The problem: Reproduce every record below exactly as written, leaving out any pictures.
· · · ·
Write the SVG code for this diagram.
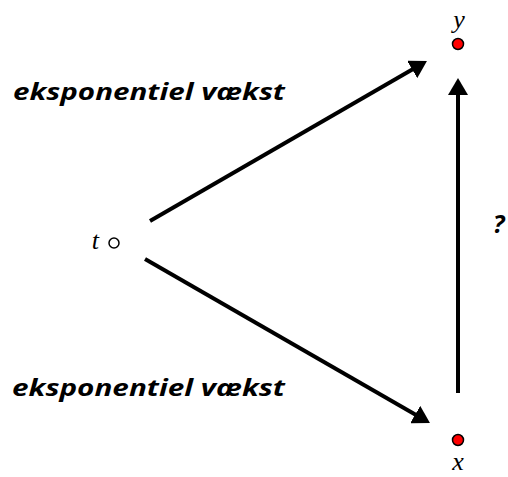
<svg xmlns="http://www.w3.org/2000/svg" width="508" height="477" viewBox="0 0 508 477">
<style>
.lbl{font-family:"Open Sans","DejaVu Sans",sans-serif;font-weight:bold;font-style:italic;font-size:23px;fill:#000}
.var{font-family:"Liberation Serif","Times New Roman",serif;font-style:italic;font-size:26px;fill:#000}
.conn{stroke:#000;stroke-width:4;fill:none;marker-end:url(#ah)}
.dot{fill:#ff0000;stroke:#000;stroke-width:1.5}
</style>
<defs>
<marker id="ah" markerUnits="userSpaceOnUse" markerWidth="17" markerHeight="20" refX="7" refY="10" orient="auto" viewBox="0 0 17 20">
<path d="M0,0 L17,10 L0,20 z" fill="#000"/>
</marker>
</defs>
<rect width="508" height="477" fill="#fff"/>
<g id="connectors">
<line class="conn" x1="150" y1="221" x2="418.3" y2="66"/>
<line class="conn" x1="145" y1="259" x2="421.3" y2="418"/>
<line class="conn" x1="458" y1="393" x2="458" y2="88"/>
</g>
<g id="node-t">
<text class="var" x="99" y="249" text-anchor="end">t</text>
<circle cx="114" cy="243" r="5" fill="none" stroke="#000" stroke-width="1.5"/>
</g>
<g id="node-y">
<text class="var" x="459" y="28" text-anchor="middle">y</text>
<circle class="dot" cx="458" cy="44" r="5.5"/>
</g>
<g id="node-x">
<circle class="dot" cx="458" cy="440" r="5.5"/>
<text class="var" x="458" y="470" text-anchor="middle">x</text>
</g>
<g id="label-top">
<text class="lbl" x="13" y="100" textLength="272" lengthAdjust="spacingAndGlyphs">eksponentiel vækst</text>
</g>
<g id="label-bottom">
<text class="lbl" x="12" y="396" textLength="273" lengthAdjust="spacingAndGlyphs">eksponentiel vækst</text>
</g>
<g id="label-q">
<text class="lbl" x="493" y="233" style="font-size:25px">?</text>
</g>
</svg>
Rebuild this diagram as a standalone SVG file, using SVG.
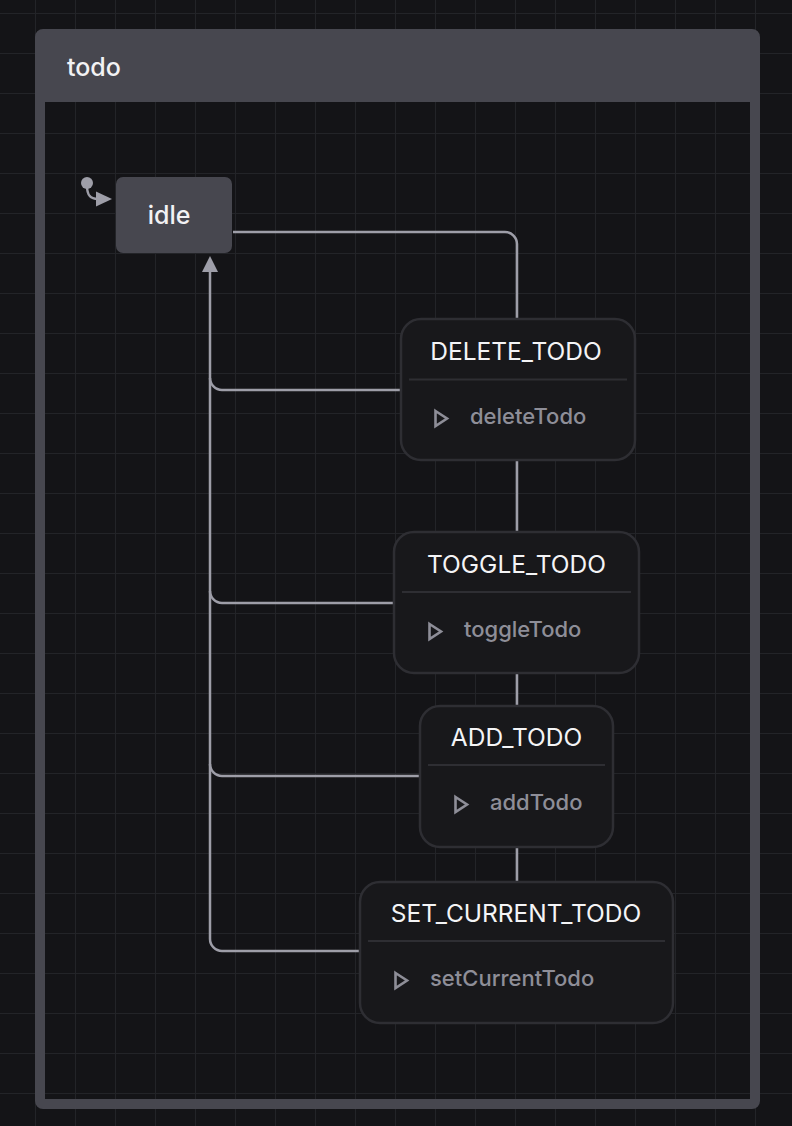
<svg xmlns="http://www.w3.org/2000/svg" width="792" height="1126" viewBox="0 0 792 1126">
  <defs>
    <pattern id="grid" patternUnits="userSpaceOnUse" x="35" y="13" width="40" height="40">
      <path d="M0,0 H40 M0,0 V40" fill="none" stroke="#232428" stroke-width="2"/>
    </pattern>
    <style>
      .bg { fill: #141417; }
      .container { fill: #47474f; fill-rule: evenodd; }
      .title { font-family: Inter, "Open Sans", sans-serif; font-size: 25px; font-weight: 500; fill: #f2f2f4; }
      .state { fill: #47474f; }
      .statelabel { font-family: Inter, "Open Sans", sans-serif; font-size: 25px; font-weight: 500; fill: #f2f2f4; text-anchor: middle; }
      .event { fill: #18181b; stroke: #2e2e33; stroke-width: 2.5; }
      .sep { stroke: #2e2e33; stroke-width: 2; }
      .evlabel { font-family: Inter, "Open Sans", sans-serif; font-size: 24.5px; font-weight: 400; fill: #f4f4f6; text-anchor: middle; }
      .action { font-family: Inter, "Open Sans", sans-serif; font-size: 22px; font-weight: 500; fill: #8e8e98; }
      .tri { fill: none; stroke: #8e8e98; stroke-width: 2.6; stroke-linejoin: miter; }
      .edge { fill: none; stroke: #9e9ea8; stroke-width: 2.5; }
      .head { fill: #9e9ea8; }
    </style>
  </defs>
  <rect class="bg" x="0" y="0" width="792" height="1126"/>
  <rect x="0" y="0" width="792" height="1126" fill="url(#grid)"/>

  <g id="todo">
    <path class="container" d="M43,29 H752 A8,8 0 0 1 760,37 V1101 A8,8 0 0 1 752,1109 H43 A8,8 0 0 1 35,1101 V37 A8,8 0 0 1 43,29 Z M45,102 V1099 H750 V102 Z"/>
    <text class="title" x="67" y="75.5">todo</text>
  </g>

  <g id="connectors">
    <circle cx="87" cy="183" r="6" class="head"/>
    <path class="edge" d="M87,186 C87,195 90,199 98,199"/>
    <polygon class="head" points="112,199 96,191.5 96,206.5"/>

    <path class="edge" d="M233,232 H505 A12,12 0 0 1 517,244 V319"/>
    <path class="edge" d="M517,460 V532"/>
    <path class="edge" d="M517,673 V706"/>
    <path class="edge" d="M517,847 V882"/>

    <path class="edge" d="M401,390 H222 A12,12 0 0 1 210,378 V270"/>
    <path class="edge" d="M394,603 H222 A12,12 0 0 1 210,591 V378"/>
    <path class="edge" d="M420,776 H222 A12,12 0 0 1 210,764 V591"/>
    <path class="edge" d="M360,951 H222 A12,12 0 0 1 210,939 V764"/>
    <polygon class="head" points="210,256 218,272 202,272"/>
  </g>

  <g id="idle">
    <rect class="state" x="116" y="177" width="116" height="76" rx="7"/>
    <text class="statelabel" x="169" y="223.5">idle</text>
  </g>

  <g id="delete_todo">
    <rect class="event" x="401" y="319" width="234" height="141" rx="20"/>
    <text class="evlabel" x="516" y="359.5">DELETE_TODO</text>
    <line class="sep" x1="409" y1="379.5" x2="627" y2="379.5"/>
    <polygon class="tri" points="435.5,411 447,418.5 435.5,426"/>
    <text class="action" x="470" y="423.5">deleteTodo</text>
  </g>

  <g id="toggle_todo">
    <rect class="event" x="394" y="532" width="245" height="141" rx="20"/>
    <text class="evlabel" x="516.5" y="572.5">TOGGLE_TODO</text>
    <line class="sep" x1="402" y1="592" x2="631" y2="592"/>
    <polygon class="tri" points="429.5,624 441,631.5 429.5,639"/>
    <text class="action" x="464" y="636.5">toggleTodo</text>
  </g>

  <g id="add_todo">
    <rect class="event" x="420" y="706" width="193" height="141" rx="20"/>
    <text class="evlabel" x="516.5" y="746">ADD_TODO</text>
    <line class="sep" x1="428" y1="765" x2="605" y2="765"/>
    <polygon class="tri" points="455.5,797 467,804.5 455.5,812"/>
    <text class="action" x="490" y="809.5">addTodo</text>
  </g>

  <g id="set_current_todo">
    <rect class="event" x="360" y="882" width="313" height="141" rx="20"/>
    <text class="evlabel" x="516" y="922">SET_CURRENT_TODO</text>
    <line class="sep" x1="368" y1="941" x2="665" y2="941"/>
    <polygon class="tri" points="395.5,973 407,980.5 395.5,988"/>
    <text class="action" x="430" y="986">setCurrentTodo</text>
  </g>
</svg>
· · · ·
Written solution:
Write the SVG code for this diagram.
<svg xmlns="http://www.w3.org/2000/svg" width="508" height="477" viewBox="0 0 508 477">
<style>
.lbl{font-family:"Open Sans","DejaVu Sans",sans-serif;font-weight:bold;font-style:italic;font-size:23px;fill:#000}
.var{font-family:"Liberation Serif","Times New Roman",serif;font-style:italic;font-size:26px;fill:#000}
.conn{stroke:#000;stroke-width:4;fill:none;marker-end:url(#ah)}
.dot{fill:#ff0000;stroke:#000;stroke-width:1.5}
</style>
<defs>
<marker id="ah" markerUnits="userSpaceOnUse" markerWidth="17" markerHeight="20" refX="7" refY="10" orient="auto" viewBox="0 0 17 20">
<path d="M0,0 L17,10 L0,20 z" fill="#000"/>
</marker>
</defs>
<rect width="508" height="477" fill="#fff"/>
<g id="connectors">
<line class="conn" x1="150" y1="221" x2="418.3" y2="66"/>
<line class="conn" x1="145" y1="259" x2="421.3" y2="418"/>
<line class="conn" x1="458" y1="393" x2="458" y2="88"/>
</g>
<g id="node-t">
<text class="var" x="99" y="249" text-anchor="end">t</text>
<circle cx="114" cy="243" r="5" fill="none" stroke="#000" stroke-width="1.5"/>
</g>
<g id="node-y">
<text class="var" x="459" y="28" text-anchor="middle">y</text>
<circle class="dot" cx="458" cy="44" r="5.5"/>
</g>
<g id="node-x">
<circle class="dot" cx="458" cy="440" r="5.5"/>
<text class="var" x="458" y="470" text-anchor="middle">x</text>
</g>
<g id="label-top">
<text class="lbl" x="13" y="100" textLength="272" lengthAdjust="spacingAndGlyphs">eksponentiel vækst</text>
</g>
<g id="label-bottom">
<text class="lbl" x="12" y="396" textLength="273" lengthAdjust="spacingAndGlyphs">eksponentiel vækst</text>
</g>
<g id="label-q">
<text class="lbl" x="493" y="233" style="font-size:25px">?</text>
</g>
</svg>
Rebuild this diagram as a standalone SVG file, using SVG.
<svg xmlns="http://www.w3.org/2000/svg" width="792" height="1126" viewBox="0 0 792 1126">
  <defs>
    <pattern id="grid" patternUnits="userSpaceOnUse" x="35" y="13" width="40" height="40">
      <path d="M0,0 H40 M0,0 V40" fill="none" stroke="#232428" stroke-width="2"/>
    </pattern>
    <style>
      .bg { fill: #141417; }
      .container { fill: #47474f; fill-rule: evenodd; }
      .title { font-family: Inter, "Open Sans", sans-serif; font-size: 25px; font-weight: 500; fill: #f2f2f4; }
      .state { fill: #47474f; }
      .statelabel { font-family: Inter, "Open Sans", sans-serif; font-size: 25px; font-weight: 500; fill: #f2f2f4; text-anchor: middle; }
      .event { fill: #18181b; stroke: #2e2e33; stroke-width: 2.5; }
      .sep { stroke: #2e2e33; stroke-width: 2; }
      .evlabel { font-family: Inter, "Open Sans", sans-serif; font-size: 24.5px; font-weight: 400; fill: #f4f4f6; text-anchor: middle; }
      .action { font-family: Inter, "Open Sans", sans-serif; font-size: 22px; font-weight: 500; fill: #8e8e98; }
      .tri { fill: none; stroke: #8e8e98; stroke-width: 2.6; stroke-linejoin: miter; }
      .edge { fill: none; stroke: #9e9ea8; stroke-width: 2.5; }
      .head { fill: #9e9ea8; }
    </style>
  </defs>
  <rect class="bg" x="0" y="0" width="792" height="1126"/>
  <rect x="0" y="0" width="792" height="1126" fill="url(#grid)"/>

  <g id="todo">
    <path class="container" d="M43,29 H752 A8,8 0 0 1 760,37 V1101 A8,8 0 0 1 752,1109 H43 A8,8 0 0 1 35,1101 V37 A8,8 0 0 1 43,29 Z M45,102 V1099 H750 V102 Z"/>
    <text class="title" x="67" y="75.5">todo</text>
  </g>

  <g id="connectors">
    <circle cx="87" cy="183" r="6" class="head"/>
    <path class="edge" d="M87,186 C87,195 90,199 98,199"/>
    <polygon class="head" points="112,199 96,191.5 96,206.5"/>

    <path class="edge" d="M233,232 H505 A12,12 0 0 1 517,244 V319"/>
    <path class="edge" d="M517,460 V532"/>
    <path class="edge" d="M517,673 V706"/>
    <path class="edge" d="M517,847 V882"/>

    <path class="edge" d="M401,390 H222 A12,12 0 0 1 210,378 V270"/>
    <path class="edge" d="M394,603 H222 A12,12 0 0 1 210,591 V378"/>
    <path class="edge" d="M420,776 H222 A12,12 0 0 1 210,764 V591"/>
    <path class="edge" d="M360,951 H222 A12,12 0 0 1 210,939 V764"/>
    <polygon class="head" points="210,256 218,272 202,272"/>
  </g>

  <g id="idle">
    <rect class="state" x="116" y="177" width="116" height="76" rx="7"/>
    <text class="statelabel" x="169" y="223.5">idle</text>
  </g>

  <g id="delete_todo">
    <rect class="event" x="401" y="319" width="234" height="141" rx="20"/>
    <text class="evlabel" x="516" y="359.5">DELETE_TODO</text>
    <line class="sep" x1="409" y1="379.5" x2="627" y2="379.5"/>
    <polygon class="tri" points="435.5,411 447,418.5 435.5,426"/>
    <text class="action" x="470" y="423.5">deleteTodo</text>
  </g>

  <g id="toggle_todo">
    <rect class="event" x="394" y="532" width="245" height="141" rx="20"/>
    <text class="evlabel" x="516.5" y="572.5">TOGGLE_TODO</text>
    <line class="sep" x1="402" y1="592" x2="631" y2="592"/>
    <polygon class="tri" points="429.5,624 441,631.5 429.5,639"/>
    <text class="action" x="464" y="636.5">toggleTodo</text>
  </g>

  <g id="add_todo">
    <rect class="event" x="420" y="706" width="193" height="141" rx="20"/>
    <text class="evlabel" x="516.5" y="746">ADD_TODO</text>
    <line class="sep" x1="428" y1="765" x2="605" y2="765"/>
    <polygon class="tri" points="455.5,797 467,804.5 455.5,812"/>
    <text class="action" x="490" y="809.5">addTodo</text>
  </g>

  <g id="set_current_todo">
    <rect class="event" x="360" y="882" width="313" height="141" rx="20"/>
    <text class="evlabel" x="516" y="922">SET_CURRENT_TODO</text>
    <line class="sep" x1="368" y1="941" x2="665" y2="941"/>
    <polygon class="tri" points="395.5,973 407,980.5 395.5,988"/>
    <text class="action" x="430" y="986">setCurrentTodo</text>
  </g>
</svg>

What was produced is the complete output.